Pedestrians are among the most vulnerable road users and remain a primary focus of intelligent vehicle safety. In high-risk scenarios where avoidance is physically infeasible, vehicles' front-end structural designs (e.g., active hoods) play a crucial role in injury mitigation. However, existing systems typically rely on contact-based sensors, which leave extremely short time for device deployment. To address this challenge, this study proposes a prediction-based integrated pedestrian safety framework. We constructed a vehicle-perspective, human-in-the-loop virtual reality dataset specifically enriched with high-risk boundary cases (near-misses and collisions). Using this data, we developed a short-horizon forecasting model (combining causal CNN and stacked LSTM), which achieved robust sub-meter accuracy in capturing abrupt pedestrian behavior. Compared with conventional contact-based systems, the proposed prediction-based triggering method provides a nominal 200 ms forecast horizon.
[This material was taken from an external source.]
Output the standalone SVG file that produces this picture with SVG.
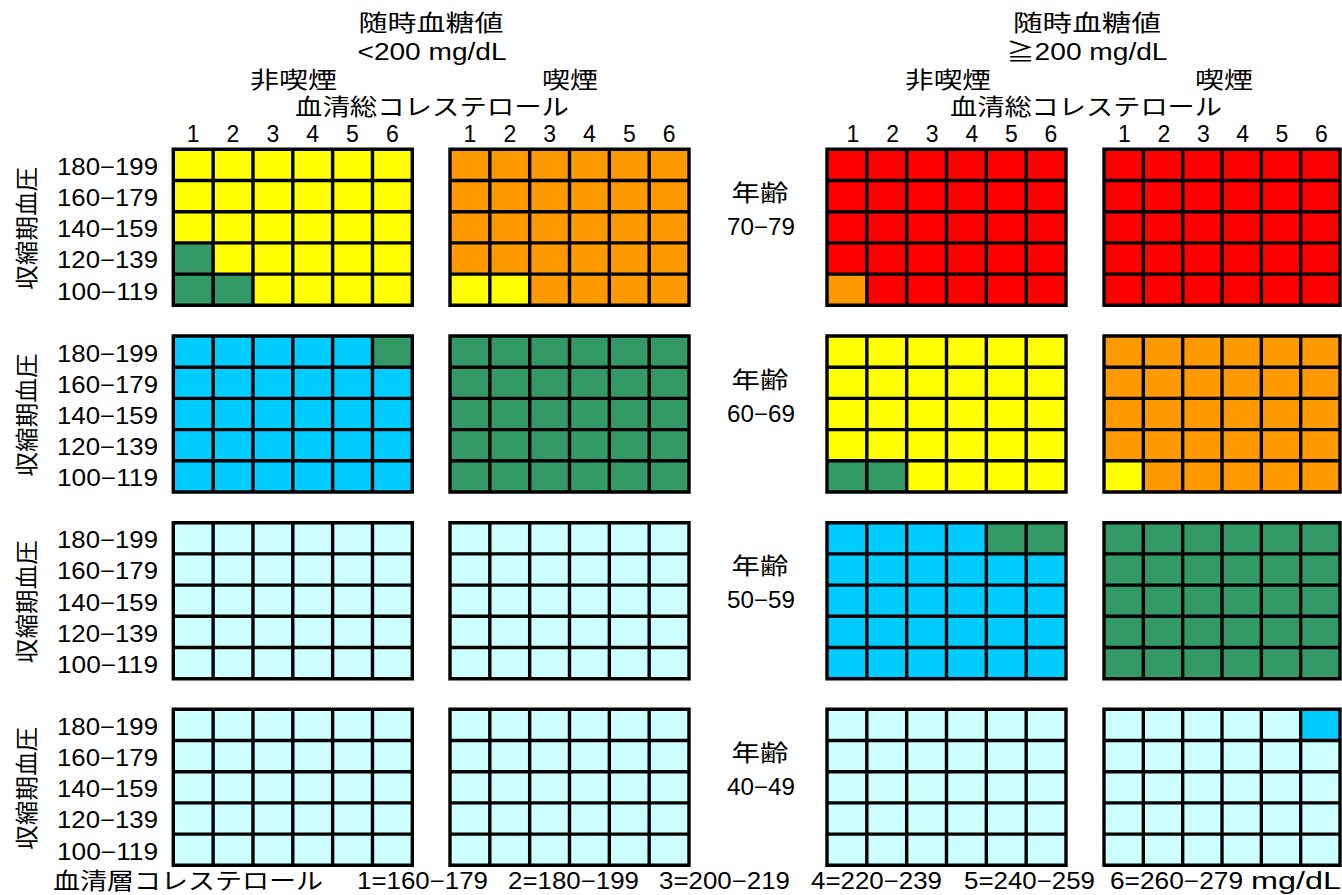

This gives the active hood actuator more time margin to ensure it fully deploys before the pedestrian's head makes contact. Integrated simulation results demonstrated that this anticipation enabled the active hood to fully deploy before head contact, thereby realizing HIC reductions of up to 62.1% at 45 km/h (speed-dependent range: 5.9%-62.1%) and, importantly, enabling reversible electric actuation that is not feasible under reactive contact-triggered strategies. An evaluation on 110 real-world near-miss cases further confirmed trigger conservatism, with 0 observed false positives under the offline geometric check. Validation on real-world collision cases demonstrated the framework's robustness and transferability. Overall, this methodological framework supports a paradigm shift from post-impact detection to pre-impact prediction, enabling the next generation of proactive pedestrian protection systems.